PAT TAYLOR: Making the Most of a 39th Class Reunion
Myrtle Beach doesn't even make my top 100 list of places to go for a long weekend, despite the plethora of golf courses. The idea of high-rise hotels on the beach is plainly sick and wrong to someone who grew up going to Carolina beaches in the 1950s and '60s.
But there we were, checking into a 15-story, mustard-colored, neo-Art Deco-looking building, guaranteed to have great views of the ocean, with a nine-story parking deck across the street.
While checking in, I found myself asking, "Self, what are we doing here?" What is it I could possibly hope to find in going to meet people I hadn't seen in at least 29 years, since our 10th high school reunion?
This event was scheduled over a weekend, so we'd have some real time together. And it was for more than one class year, so I might see a few extra people. And it was at Ocean Drive, so we'd at least have some sand in our shoes if all else failed.
But seriously, what were any of us doing here? I still have one good friend from high school, but he wasn't coming. A few women I'd become friends with again (on Facebook.com) had maintained relationships with each other through college and children. They were getting a group together. But it wasn't like there was a large bunch of close ol' buddies that we'd be plugging into. We were all essentially strangers.
But still we came. On faith, I guess. Did I mention that The Good Wife consented to go down with me, on our 29th anniversary weekend? Her name, Leilani, means "heavenly flower." Talk about patience.
At one time, we had been a large, pretty tight group of friends and classmates, some closer and some not so. We went to a large, relatively affluent high school (South Mecklenburg), had similar backgrounds and values, and we had gone to one of two junior high schools. We knew each other for a number of years during that most formative time in our lives. We were pretty lucky, really, as far as high school went.
I don't think I was chasing anything in particular, so much as I was curious to see what would happen. Would there be any magic? I didn't hold up high expectations but tried to remain open. For one thing, I'd already reconnected with six or eight classmates on Facebook this year, so we weren't walking in totally estranged. That probably would have been really weird.

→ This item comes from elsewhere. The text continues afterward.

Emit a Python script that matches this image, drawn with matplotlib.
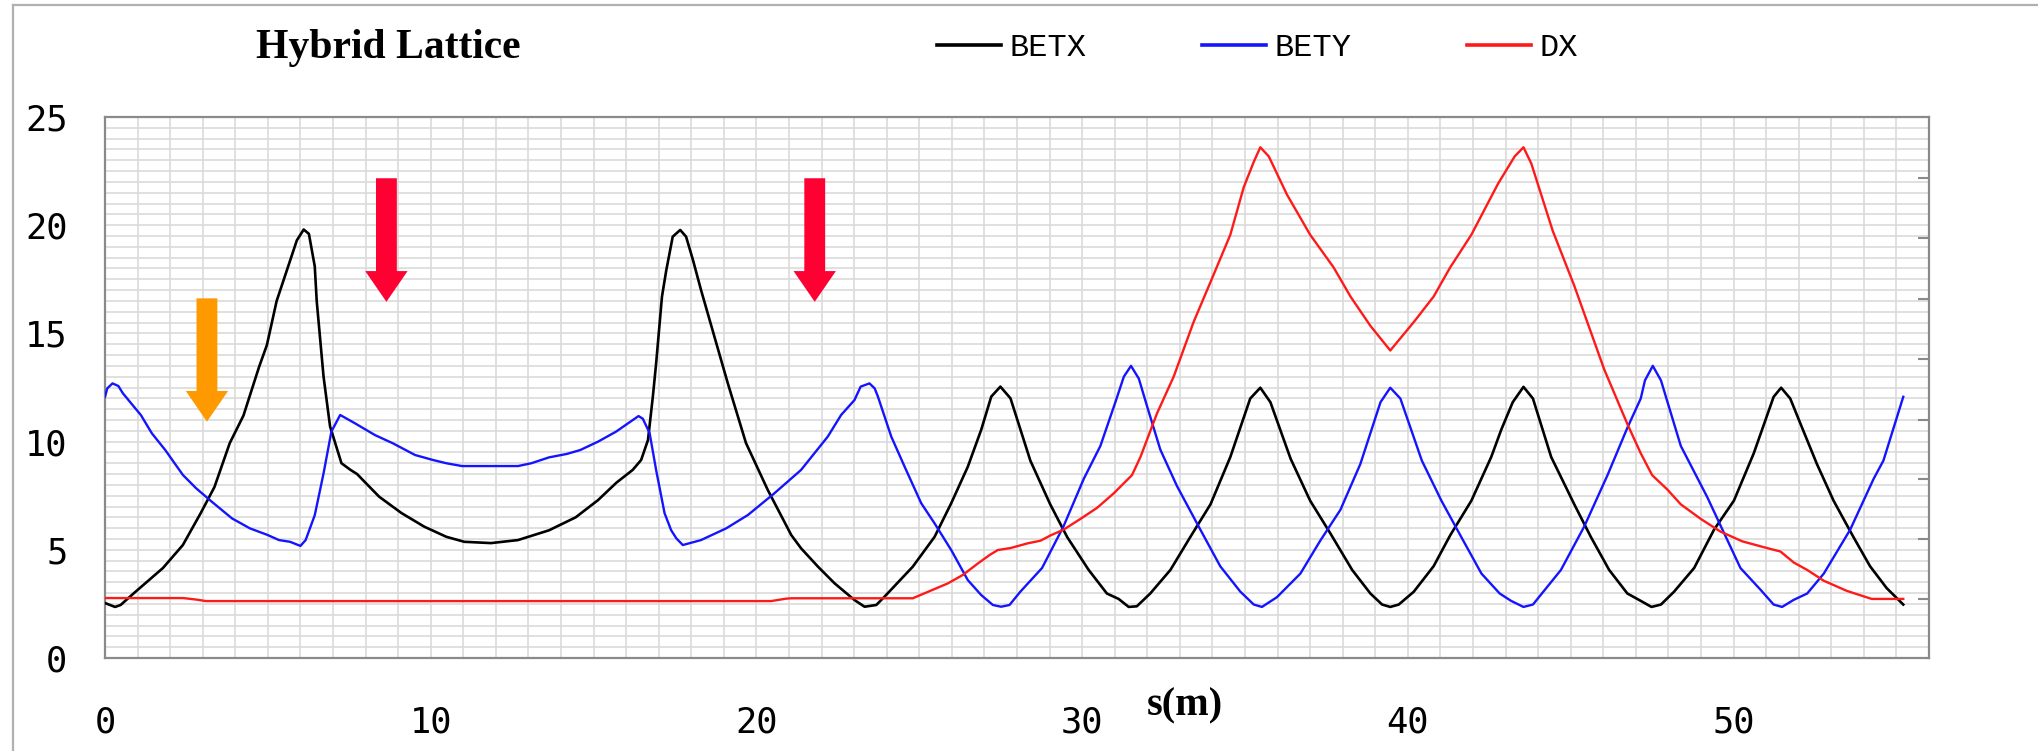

So, what did I/we find? As it turned out, we found a wonderful group of people who wanted to reconnect as people. We were there to renew friendships that apparently had never died, but just gone fallow. It was as easy to reconnect as opening your hand and your heart. That's why we were there! To touch roots and lives, to regain people we once cared about. And to meet new ones with a common background.
The group of eight ladies from my class rented a place together and had the best of times. They had come from all over to be there. What an exceptional group of women -- all givers, all achievers, all well educated. All good hearts, and always had been. It was gratifying to witness that reunion within the reunion. They let me sit in the middle of them while we had our photos made.
"Everyman's dream!" I crowed, laughing at the thought. Luckily, they'd all embraced Leilani as instantly one of them, so it was good. She actually took the photos.
It was a social dance. I renewed friendships, heard about old friends who had done well, and friends who'd struggled, and a few who had died. We danced, trying to shag like we knew what we were doing. I played golf with the guy I've probably known the longest now -- since 1963. I had not seen him since 1980, but our games were perfectly matched.
It was like a dream, and one I hope to relive again next year for the 40th. That's why you go. And if you get the chance, dare to dance. You may be surprised at how well the steps turn out.